::: Information supplied
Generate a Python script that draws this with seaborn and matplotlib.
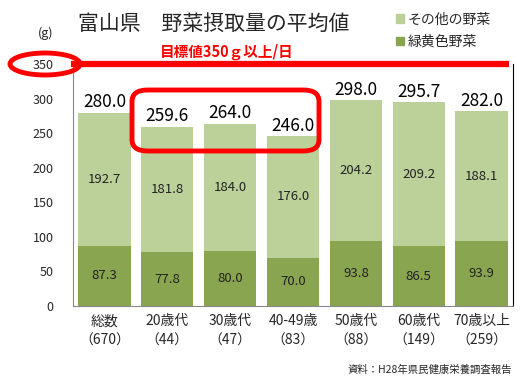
import numpy as np
import pandas as pd
import matplotlib
matplotlib.use("Agg")
import matplotlib.pyplot as plt
import seaborn as sns
from matplotlib.patches import Ellipse, FancyBboxPatch, Patch

# data
groups = ["総数", "20歳代", "30歳代", "40-49歳", "50歳代", "60歳代", "70歳以上"]
counts = ["670", "44", "47", "83", "88", "149", "259"]
green_yellow = [87.3, 77.8, 80.0, 70.0, 93.8, 86.5, 93.9]
other_veg = [192.7, 181.8, 184.0, 176.0, 204.2, 209.2, 188.1]
totals = [280.0, 259.6, 264.0, 246.0, 298.0, 295.7, 282.0]
target = 350
yticks = [0, 50, 100, 150, 200, 250, 300, 350]

light = "#bcd19a"
dark = "#8aa550"
red = "#ff0000"

sns.set_theme(style="white")
plt.rcParams["font.family"] = ["Noto Sans CJK JP", "DejaVu Sans"]

df = pd.DataFrame({"group": groups, "gy": green_yellow, "other": other_veg,
                   "total": totals})

fig = plt.figure(figsize=(5.21, 3.80), dpi=100)
ax = fig.add_axes([73 / 521, 1 - 306 / 380, 440 / 521, 241.5 / 380])

sns.barplot(data=df, x="group", y="total", color=light, width=0.83,
            saturation=1, linewidth=0, ax=ax)
sns.barplot(data=df, x="group", y="gy", color=dark, width=0.83,
            saturation=1, linewidth=0, ax=ax)

ax.set_xlim(-0.5, len(groups) - 0.5)
ax.set_ylim(0, target)
ax.set_yticks(yticks)
ax.set_yticklabels([str(t) for t in yticks], fontsize=9)
ax.set_xticks(range(len(groups)))
ax.set_xticklabels([f"{g}\n（{c}）" for g, c in zip(groups, counts)],
                   fontsize=10, linespacing=1.5)
ax.set_xlabel("")
ax.set_ylabel("")
ax.tick_params(axis="y", direction="in", length=3, pad=14, color="#888888")
ax.tick_params(axis="x", length=0, pad=6)
for s in ["left", "bottom"]:
    ax.spines[s].set_color("#888888")
    ax.spines[s].set_linewidth(0.8)
ax.spines["top"].set_visible(False)
ax.spines["right"].set_color("black")
ax.spines["right"].set_linewidth(0.8)

# value labels
for i in range(len(groups)):
    ax.text(i, green_yellow[i] / 2, f"{green_yellow[i]:.1f}", ha="center",
            va="center", fontsize=9.5, color="#222222")
    ax.text(i, green_yellow[i] + other_veg[i] / 2, f"{other_veg[i]:.1f}",
            ha="center", va="center", fontsize=9.5, color="#222222")
    ax.text(i, totals[i] + 2, f"{totals[i]:.1f}", ha="center", va="bottom",
            fontsize=12.5, color="black")

# target line
ax.plot([-0.53, 6.43], [target, target], color=red, lw=4.5,
        solid_capstyle="butt", clip_on=False, zorder=5)
fig.text(160 / 521, 1 - 52 / 380, "目標値350ｇ以上/日", color=red,
         fontsize=10.5, fontweight="bold", va="center", ha="left")

# ellipse around 350
fig.patches.append(Ellipse((45 / 521, 1 - 64 / 380), 70 / 521, 22 / 380,
                           transform=fig.transFigure, fill=False,
                           edgecolor=red, lw=3.5))

# rounded box around 20-40s
fig.patches.append(FancyBboxPatch((132 / 521, 1 - 151 / 380), 187 / 521,
                                  61 / 380,
                                  boxstyle="round,pad=0,rounding_size=0.03",
                                  transform=fig.transFigure, fill=False,
                                  edgecolor=red, lw=3.5))

fig.text(78 / 521, 1 - 24 / 380, "富山県　野菜摂取量の平均値", fontsize=15,
         va="center", ha="left")
fig.text(46 / 521, 1 - 33 / 380, "(g)", fontsize=9, va="center",
         ha="center")

handles = [Patch(color=light, label="その他の野菜"),
           Patch(color=dark, label="緑黄色野菜")]
fig.legend(handles=handles, loc="upper left", bbox_to_anchor=(383 / 521, 1.0),
           frameon=False, fontsize=10, handlelength=0.6, handleheight=0.6,
           handletextpad=0.3, labelspacing=0.6)

fig.text(512 / 521, 1 - 370 / 380, "資料：H28年県民健康栄養調査報告",
         fontsize=7.5, ha="right", va="center")

fig.savefig("out.png", dpi=100)
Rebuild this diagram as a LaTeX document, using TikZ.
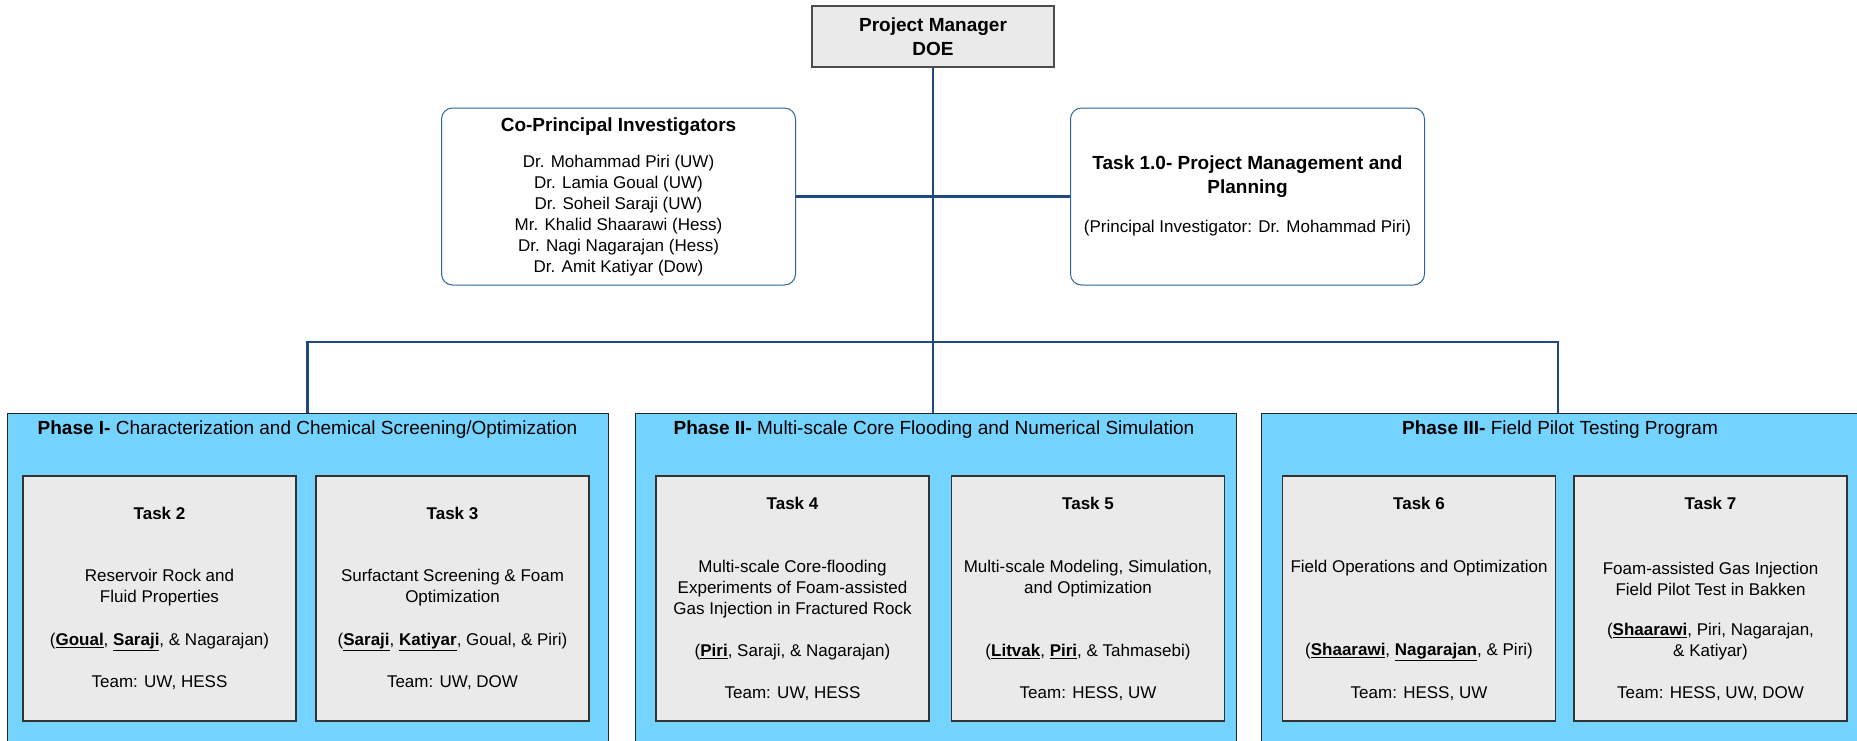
\documentclass[tikz,border=0pt]{standalone}
\usepackage{fontspec}
\setmainfont{Liberation Sans}
\usepackage{xcolor}
\definecolor{phaseblue}{HTML}{75D4FE}
\definecolor{boxgray}{HTML}{EAEAEA}
\definecolor{linkblue}{HTML}{1F4A80}
\definecolor{edgeblue}{HTML}{2E6496}
\newcommand{\bodysize}{\fontsize{17}{21}\selectfont}
\newcommand{\headsize}{\fontsize{19}{23.5}\selectfont}
\newcommand{\lead}[1]{\underline{\textbf{#1}}}

\begin{document}
\begin{tikzpicture}[x=1pt,y=-1pt,
  phase/.style={draw=black!85,fill=phaseblue,line width=1pt,minimum width=601pt,minimum height=352pt,inner sep=0pt},
  task/.style={draw=black!80,fill=boxgray,line width=1.3pt,minimum width=273pt,minimum height=245pt,inner sep=0pt},
  roundbox/.style={draw=edgeblue,fill=white,rounded corners=11pt,line width=1pt,minimum width=354pt,minimum height=177pt,inner sep=0pt},
  txt/.style={align=center,inner sep=0pt,font=\bodysize},
  tasktitle/.style={align=center,inner sep=0pt,font=\bodysize\bfseries},
  head/.style={align=center,inner sep=0pt,font=\headsize\bfseries},
  phtitle/.style={align=center,inner sep=0pt,font=\headsize},
  link/.style={draw=linkblue,line width=2.8pt}]
\useasboundingbox (0,0) rectangle (1857,740);
\clip (0,0) rectangle (1857,740);

% top of the chart
\node [draw=black!70,fill=boxgray,line width=1.3pt,minimum width=242pt,minimum height=61pt,align=center,inner sep=0pt,font=\headsize\bfseries] (pm) at (933,36.5) {Project Manager\\DOE};

\node [roundbox] (copi) at (618.5,196.5) {};
\node [head] (copih) at (618.5,127) {Co-Principal Investigators};
\node [txt] (copin) at (618.5,215.5) {Dr. Mohammad Piri (UW)\\Dr. Lamia Goual (UW)\\Dr. Soheil Saraji (UW)\\Mr. Khalid Shaarawi (Hess)\\Dr. Nagi Nagarajan (Hess)\\Dr. Amit Katiyar (Dow)};

\node [roundbox] (task1) at (1247.5,196.5) {};
\node [head] (task1h) at (1247.5,176.5) {Task 1.0- Project Management and\\Planning};
\node [txt] (task1s) at (1247.5,228) {(Principal Investigator: Dr. Mohammad Piri)};

% phases
\node [phase] (ph1) at (307.5,589) {};
\node [phase] (ph2) at (935.5,589) {};
\node [phase] (ph3) at (1561.5,589) {};
\node [phtitle] (ph1h) at (307.5,430) {\textbf{Phase I-} Characterization and Chemical Screening/Optimization};
\node [phtitle] (ph2h) at (934,430) {\textbf{Phase II-} Multi-scale Core Flooding and Numerical Simulation};
\node [phtitle] (ph3h) at (1560,430) {\textbf{Phase III-} Field Pilot Testing Program};

% tasks
\node [task] (t2) at (159.5,598.5) {};
\node [tasktitle] (t2h) at (159.5,513) {Task 2};
\node [txt] (t2d) at (159.5,588) {Reservoir Rock and\\Fluid Properties};
\node [txt] (t2a) at (159.5,642) {(\lead{Goual}, \lead{Saraji}, \& Nagarajan)};
\node [txt] (t2t) at (159.5,683) {Team: UW, HESS};

\node [task] (t3) at (452.5,598.5) {};
\node [tasktitle] (t3h) at (452.5,513) {Task 3};
\node [txt] (t3d) at (452.5,588) {Surfactant Screening \& Foam\\Optimization};
\node [txt] (t3a) at (452.5,642) {(\lead{Saraji}, \lead{Katiyar}, Goual, \& Piri)};
\node [txt] (t3t) at (452.5,683) {Team: UW, DOW};

\node [task] (t4) at (792.5,598.5) {};
\node [tasktitle] (t4h) at (792.5,503) {Task 4};
\node [txt] (t4d) at (792.5,589) {Multi-scale Core-flooding\\Experiments of Foam-assisted\\Gas Injection in Fractured Rock};
\node [txt] (t4a) at (792.5,652) {(\lead{Piri}, Saraji, \& Nagarajan)};
\node [txt] (t4t) at (792.5,694) {Team: UW, HESS};

\node [task] (t5) at (1088,598.5) {};
\node [tasktitle] (t5h) at (1088,503) {Task 5};
\node [txt] (t5d) at (1088,578.5) {Multi-scale Modeling, Simulation,\\and Optimization};
\node [txt] (t5a) at (1088,652) {(\lead{Litvak}, \lead{Piri}, \& Tahmasebi)};
\node [txt] (t5t) at (1088,694) {Team: HESS, UW};

\node [task] (t6) at (1419,598.5) {};
\node [tasktitle] (t6h) at (1419,503) {Task 6};
\node [txt] (t6d) at (1419,568) {Field Operations and Optimization};
\node [txt] (t6a) at (1419,652) {(\lead{Shaarawi}, \lead{Nagarajan}, \& Piri)};
\node [txt] (t6t) at (1419,694) {Team: HESS, UW};

\node [task] (t7) at (1710.5,598.5) {};
\node [tasktitle] (t7h) at (1710.5,503) {Task 7};
\node [txt] (t7d) at (1710.5,578.5) {Foam-assisted Gas Injection\\Field Pilot Test in Bakken};
\node [txt] (t7a) at (1710.5,641.5) {(\lead{Shaarawi}, Piri, Nagarajan,\\\& Katiyar)};
\node [txt] (t7t) at (1710.5,694) {Team: HESS, UW, DOW};

% connectors
\coordinate (bus) at (933,342);
\coordinate (drop3) at (1558,413);
\draw [link] (pm.south) -- (pm.south |- ph2.north);
\draw [link] (copi.east) -- (task1.west);
\draw [link] (ph1.north) |- (bus) -| (drop3);

\end{tikzpicture}
\end{document}
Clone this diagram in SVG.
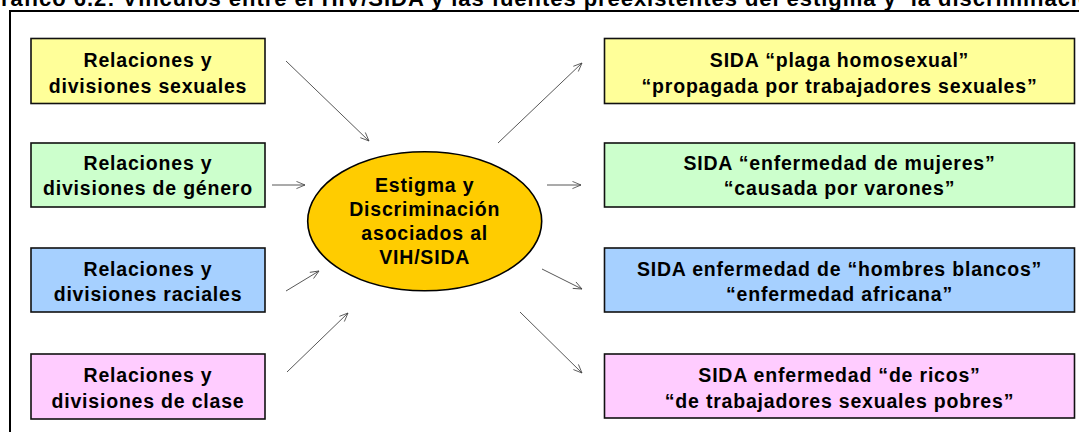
::::::
# Problem to work on
Please give again the entries word for word, starting at the first line and ending with the line that contains "from matplotlib.patches import"; include both of those lines but none of the pictures.

# Result
Generate a Python script that draws this with seaborn and matplotlib.
import numpy as np
import pandas as pd
import matplotlib
matplotlib.use("Agg")
import matplotlib.pyplot as plt
import seaborn as sns
from matplotlib.patches import Ellipse, FancyBboxPatch, Patch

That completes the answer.